We live in a society that reminds us of beauty every single day. Advertisements of beautiful people, television shows with beautiful people, commercials with beautiful people, beautiful people around us…
Even I post photos of beautiful people in my articles.
Aesthetically pleasing individuals draw us towards them visually. They make products look better, and make clothing look more appealing. But, when you’re in a relationship, one’s looks tend to get placed lower down on the list of priorities.
So, when in a relationship, what is more important than beauty?
Being intellectually challenging.
There is no denying that someone’s looks are what initially draws us to them. It’s difficult to spot a great personality from across the room. Many a fling was built on physical attraction alone, but how long can it last?
When conversations lack depth or intrigue, we often fill our time with physical activity together, but it is impossible to build a real connection or lasting relationship with someone on that alone. Being intellectually challenging and having the ability to hold real discussions about meaningful topics, will always trump shallow beauty in the long run.
I’ve said it before, and I will say it again. Class has nothing to do with the price tag on your outfit. Class is about the dignity you carry yourself with and the level of respect you show to those around you.
It doesn’t matter what kind of car someone is driving, what part of town they live in, or what brand of clothing they’re wearing – if they have an ugly attitude and embarrass others in public, none of it matters.
How long will you stay in a committed relationship with a beautiful or handsome liar? If you cannot trust your partner or believe what they say, how can you construct a solid, lasting foundation with them?
You can’t, no matter how good looking they are.

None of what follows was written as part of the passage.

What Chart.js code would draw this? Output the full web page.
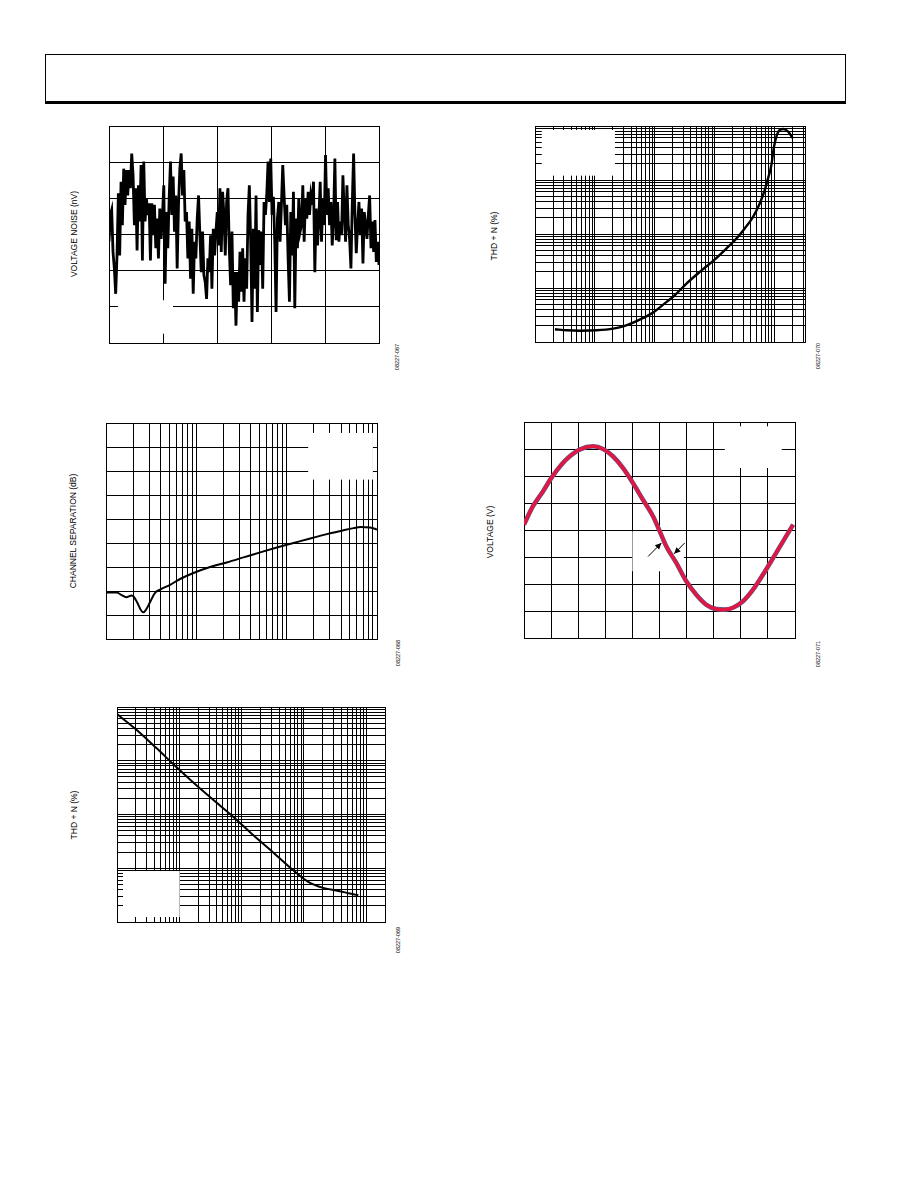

Besides being an attractive quality, confidence plays many key roles when in a relationship. A confident person will not snoop around invading your privacy or be insecure in your commitment to them. Lack of confidence also greatly impedes one’s ability to accept a compliment or feel good about themselves, and therefore will have a harder time accepting that you see them in a positive light, also. This will bring unneeded tension to the relationship.
Arrogance and cockiness are as much of a turnoff as self-deprecation, confidence is the middle ground.
Passion for you, their partner, of course is important. Without physical intimate passion between two people, a wedge can begin to be driven between you. Aside from that though, is passion for life.
Someone who is passionate about life will keep a relationship lit ablaze. They will keep you excited about waking up every morning because they crave adventure and making the best of our time here on earth. Their passion could be for anything from books to skydiving, or both – as long as it’s for something.
Someone who lacks passion or a zest for life will seem generally apathetic and act as an anchor to your happiness. If you enjoy experiencing new things and avoiding stagnation, a passionate person will be your perfect sidekick.
Much in line with “Class” above, a person’s kindness is an integral part to growing and developing together. If you cannot introduce them to new people, bring them comfortably around friends or family, or go to dinner without them getting irritated with the waitstaff, odds are your relationship will be short lived.
Being consistent is a valuable virtue because it lets your partner know that you really are who you are. You haven’t sent your “representative” to get to know them during the first couple of months of dating, but then suddenly transform once they’ve committed themselves to you.
To clarify the point, think of consistency as the opposite of volatility. If someone is unpredictable and volatile, it’s difficult to know how they will be acting towards you on a certain day, and that gets old no matter how aesthetically pleasing he/she is.
Being compassionate, supportive, and encouraging towards your partner is a huge part of building a successful relationship. Nobody wants a person who is a “Debbie Downer” all the time and will not support them in their endeavors or their times of need.
Effort, effort, effort. Relationships are a two way street, and sometimes beautiful people gain a sense of entitlement along their journey in life. They are often treated differently, especially when it comes to dating. They know they are often pursued and desired, and therefore expect to coast through relationships without having to put in any real work.
It doesn’t matter how beautiful or handsome you are, relationships are about give and give, and only work if both people contribute equally.
What does this mean? You are more important than beauty? Well – yes.
Who you become when you’re with someone is an often overlooked aspect of a relationship. Does their presence in your life encourage you to be and do better? Do you like the person you are when you are with them? If not, the importance of their beauty will quickly fade when you realize you no longer like yourself.
Don’t get me wrong – physical attraction plays a major role in relationships. Love builds intimacy, and intimacy builds love. But the truth is, the majority of your time in a relationship will be spent outside of the bedroom. It will be spent with family, friends, watching TV, riding in the car, or out to dinner or events.
Remember – you can have a friendship without a relationship, but you can’t have a relationship without a friendship.